Goal of the exercise — Every line below that mentions the word "chart" should be copied out.

Data extract —
________________________
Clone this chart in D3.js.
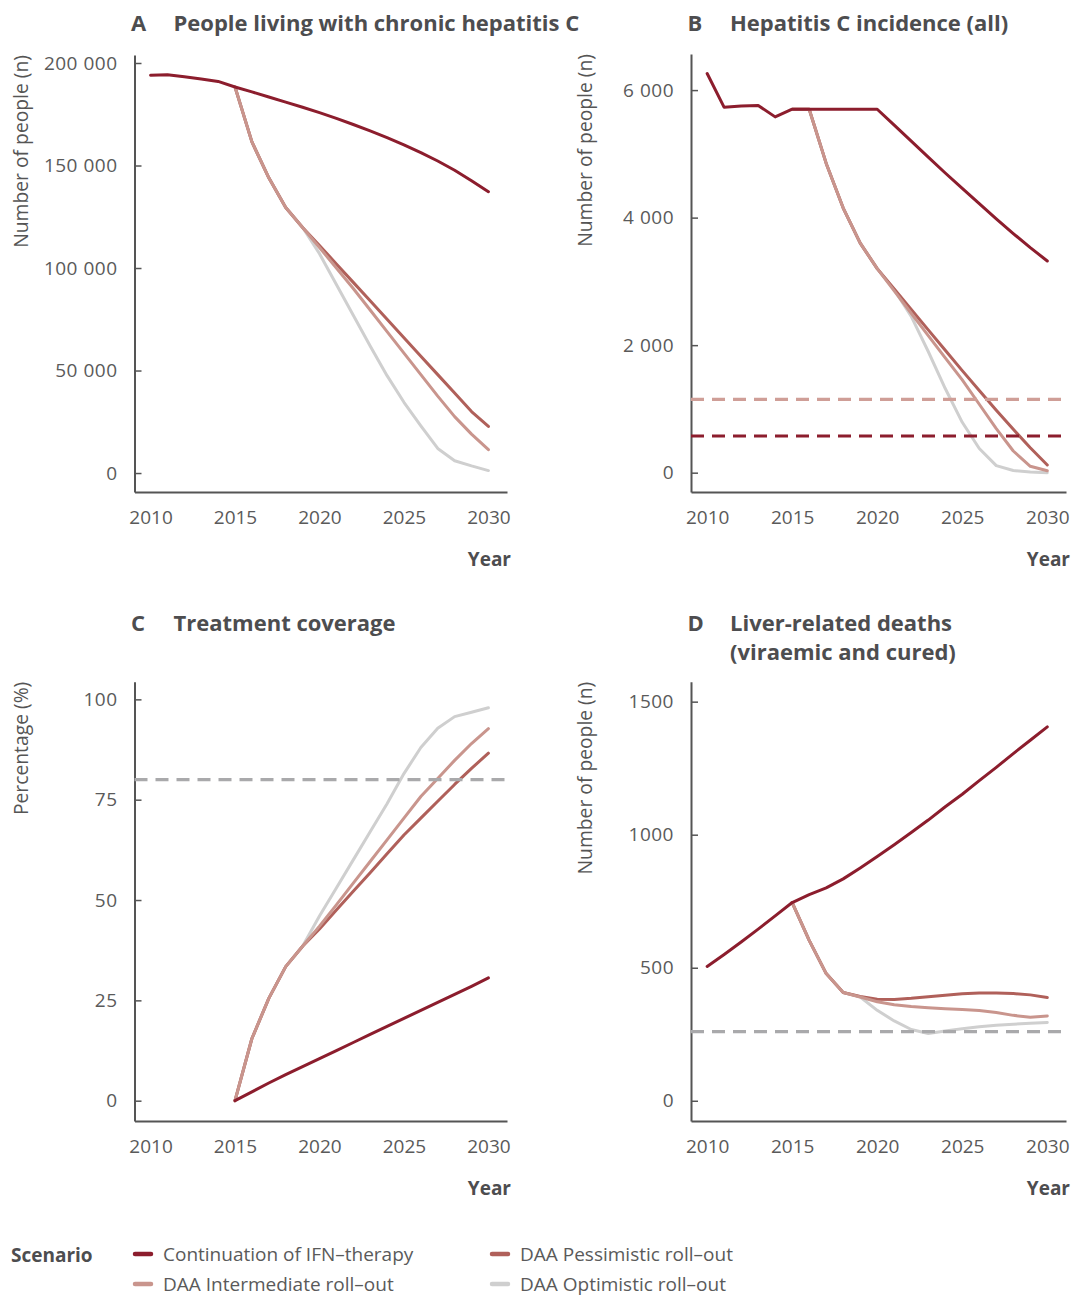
<!DOCTYPE html>
<html><head><meta charset="utf-8">
<script src="https://cdn.jsdelivr.net/npm/d3@7"></script>
<style>
body{margin:0;background:#fff}
svg{display:block}
text{font-family:'Open Sans',sans-serif}
</style>
</head><body>
<svg id="chart" width="1071" height="1296"></svg>
<script>
// ---------- DATA ----------
const years = d3.range(2010, 2031);
const daaYears = d3.range(2015, 2031);
const xTickYears = [2010, 2015, 2020, 2025, 2030];

const scenarios = ["Continuation of IFN–therapy", "DAA Pessimistic roll–out", "DAA Intermediate roll–out", "DAA Optimistic roll–out"];
const scenarioColors = ["#8c1d2d", "#b0605a", "#c9958d", "#cfcfcf"];

// Panel A: people living with chronic hepatitis C
const aIFN  = [194000,194300,193300,192200,191000,188300,185900,183400,180900,178400,175800,173000,170000,166900,163600,160100,156300,152200,147700,142600,137200];
const aPess = [188300,161500,144000,129500,119800,111000,102000,93000,84000,75000,66000,57000,48000,39000,30000,22700];
const aInt  = [188300,161500,144000,129500,119800,110000,100000,90000,79500,69000,58500,48000,37500,27500,19000,11400];
const aOpt  = [188300,161500,144000,129500,119800,107000,92000,77000,62000,47500,34500,23000,12000,6000,3500,1200];
const aTicks = [0, 50000, 100000, 150000, 200000];
const aTickLabels = ["0", "50 000", "100 000", "150 000", "200 000"];

// Panel B: hepatitis C incidence
const bIFN  = [6260,5730,5750,5760,5580,5700,5700,5700,5700,5700,5700,5450,5200,4950,4700,4460,4220,3980,3750,3530,3320];
const bPess = [5700,5700,4850,4150,3600,3200,2880,2560,2240,1920,1600,1290,980,680,390,120];
const bInt  = [5700,5700,4850,4150,3600,3200,2850,2500,2150,1800,1456,1073,690,340,100,30];
const bOpt  = [5700,5700,4850,4150,3600,3200,2870,2450,1900,1320,790,380,110,35,10,0];
const bTargets = [1150, 575];
const bTicks = [0, 2000, 4000, 6000];
const bTickLabels = ["0", "2 000", "4 000", "6 000"];

// Panel C: treatment coverage (%)
const cIFN  = [0,2.2,4.4,6.5,8.5,10.5,12.5,14.5,16.5,18.5,20.5,22.5,24.5,26.5,28.5,30.6];
const cPess = [0,15.5,25.5,33.4,38.5,42.8,47.5,52.2,56.8,61.5,66.2,70.4,74.6,78.8,82.8,86.6];
const cInt  = [0,15.5,25.5,33.4,38.5,43.5,48.8,54.2,59.6,65,70.4,75.8,80.3,84.8,89,92.7];
const cOpt  = [0,15.5,25.5,33.4,38.5,46,53,60,67,74,81.5,88,92.8,95.7,96.8,97.9];
const cTarget = [80];
const cTicks = [0, 25, 50, 75, 100];
const cTickLabels = ["0", "25", "50", "75", "100"];

// Panel D: liver-related deaths
const dIFN  = [505,550,597,645,695,745,775,800,834,875,918,962,1008,1055,1105,1152,1203,1253,1305,1355,1405];
const dPess = [745,603,478,407,392,382,381,385,391,397,402,405,405,403,398,388];
const dInt  = [745,603,478,407,390,372,361,354,350,346,343,339,332,321,314,319];
const dOpt  = [745,603,478,407,390,340,300,268,253,262,271,278,284,288,291,294];
const dTarget = [260];
const dTicks = [0, 500, 1000, 1500];
const dTickLabels = ["0", "500", "1000", "1500"];

// ---------- LAYOUT ----------
const svg = d3.select("#chart");
const axisColor = "#555";
const textColor = "#5a5a5a";
const titleColor = "#4d4d4f";
const gray = "#a9a9ab";

const panels = [
  {letter:"A", title:["People living with chronic hepatitis C"], ytitle:"Number of people (n)",
   L:134.5, T:55, R:507, B:492, yDomain:[-9250,203900], ticks:aTicks, labels:aTickLabels,
   series:[aIFN,aPess,aInt,aOpt], targets:[], targetColors:[]},
  {letter:"B", title:["Hepatitis C incidence (all)"], ytitle:"Number of people (n)",
   L:691, T:54, R:1066, B:492, yDomain:[-303,6566], ticks:bTicks, labels:bTickLabels,
   series:[bIFN,bPess,bInt,bOpt], targets:bTargets, targetColors:["#cf9e97", scenarioColors[0]]},
  {letter:"C", title:["Treatment coverage"], ytitle:"Percentage (%)",
   L:134.5, T:681.7, R:507, B:1121, yDomain:[-5.06,104.4], ticks:cTicks, labels:cTickLabels,
   series:[cIFN,cPess,cInt,cOpt], targets:cTarget, targetColors:[gray]},
  {letter:"D", title:["Liver-related deaths","(viraemic and cured)"], ytitle:"Number of people (n)",
   L:691, T:681.7, R:1066, B:1121, yDomain:[-76,1575], ticks:dTicks, labels:dTickLabels,
   series:[dIFN,dPess,dInt,dOpt], targets:dTarget, targetColors:[gray]}
];

panels.forEach(p => {
  const g = svg.append("g");
  const x = d3.scaleLinear().domain([2009.05, 2031.1]).range([p.L, p.R]);
  const y = d3.scaleLinear().domain(p.yDomain).range([p.B, p.T]);

  // title
  const titleBase = p.T < 100 ? 31 : 631;
  g.append("text").attr("x", p.L - 3.5).attr("y", titleBase)
    .attr("font-size", 22).attr("font-weight", 700).attr("fill", titleColor).text(p.letter);
  p.title.forEach((t, i) => {
    g.append("text").attr("x", p.L + 39).attr("y", titleBase + i * 29)
      .attr("font-size", 22).attr("font-weight", 700).attr("fill", titleColor).text(t);
  });

  // y title
  const yx = p.L < 300 ? 28 : 592;
  g.append("text").attr("transform", `translate(${yx},${p.T}) rotate(-90)`)
    .attr("text-anchor", "end").attr("font-size", 19.3).attr("fill", "#555").text(p.ytitle);

  // axes
  const yAxis = d3.axisLeft(y).tickValues(p.ticks)
    .tickFormat((d, i) => p.labels[i]).tickSizeInner(-7).tickSizeOuter(0).tickPadding(17);
  const ya = g.append("g").attr("transform", `translate(${p.L},0)`).call(yAxis);
  const xAxis = d3.axisBottom(x).tickValues(xTickYears).tickFormat(d3.format("d"))
    .tickSize(0).tickPadding(19);
  const xa = g.append("g").attr("transform", `translate(0,${p.B})`).call(xAxis);
  [ya, xa].forEach(a => {
    a.select(".domain").attr("stroke", axisColor).attr("stroke-width", 2);
    a.selectAll(".tick line").attr("stroke", axisColor).attr("stroke-width", 1.5);
    a.selectAll(".tick text").attr("font-size", 19).attr("fill", textColor)
      .attr("font-family", "'Open Sans',sans-serif");
  });
  ya.selectAll(".tick text").attr("letter-spacing", 0.5);
  g.append("text").attr("x", p.R + 4).attr("y", p.B + 74).attr("text-anchor", "end")
    .attr("font-size", 19).attr("font-weight", 700).attr("fill", titleColor).text("Year");

  // lines (draw optimistic, pessimistic, intermediate, then IFN)
  const line = d3.line().x(d => x(d[0])).y(d => y(d[1])).curve(d3.curveLinear);
  [3, 1, 2, 0].forEach(si => {
    const vals = p.series[si];
    const yrs = vals.length === years.length ? years : daaYears;
    g.append("path").datum(yrs.map((yr, i) => [yr, vals[i]]))
      .attr("d", line).attr("fill", "none").attr("stroke", scenarioColors[si])
      .attr("stroke-width", 3).attr("stroke-linejoin", "round").attr("stroke-linecap", "round");
  });

  // target lines
  p.targets.forEach((t, i) => {
    g.append("line").attr("x1", p.L).attr("x2", p.R).attr("y1", y(t)).attr("y2", y(t))
      .attr("stroke", p.targetColors[i]).attr("stroke-width", 3.2).attr("stroke-dasharray", "13,8");
  });
});

// legend
const lg = svg.append("g");
lg.append("text").attr("x", 11).attr("y", 1262).attr("font-size", 19).attr("font-weight", 700)
  .attr("fill", titleColor).text("Scenario");
const legendPos = [[133, 1254], [490, 1254], [133, 1284], [490, 1284]];
scenarios.forEach((s, i) => {
  const [lx, ly] = legendPos[i];
  lg.append("line").attr("x1", lx + 2).attr("x2", lx + 18).attr("y1", ly).attr("y2", ly)
    .attr("stroke", scenarioColors[i]).attr("stroke-width", 4.5).attr("stroke-linecap", "round");
  lg.append("text").attr("x", lx + 30).attr("y", ly + 6.5).attr("font-size", 19)
    .attr("fill", textColor).text(s);
});
</script>
</body></html>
________________________
Solution for this task —
Clone this chart in D3.js.
<svg id="chart" width="1071" height="1296"></svg>
const svg = d3.select("#chart");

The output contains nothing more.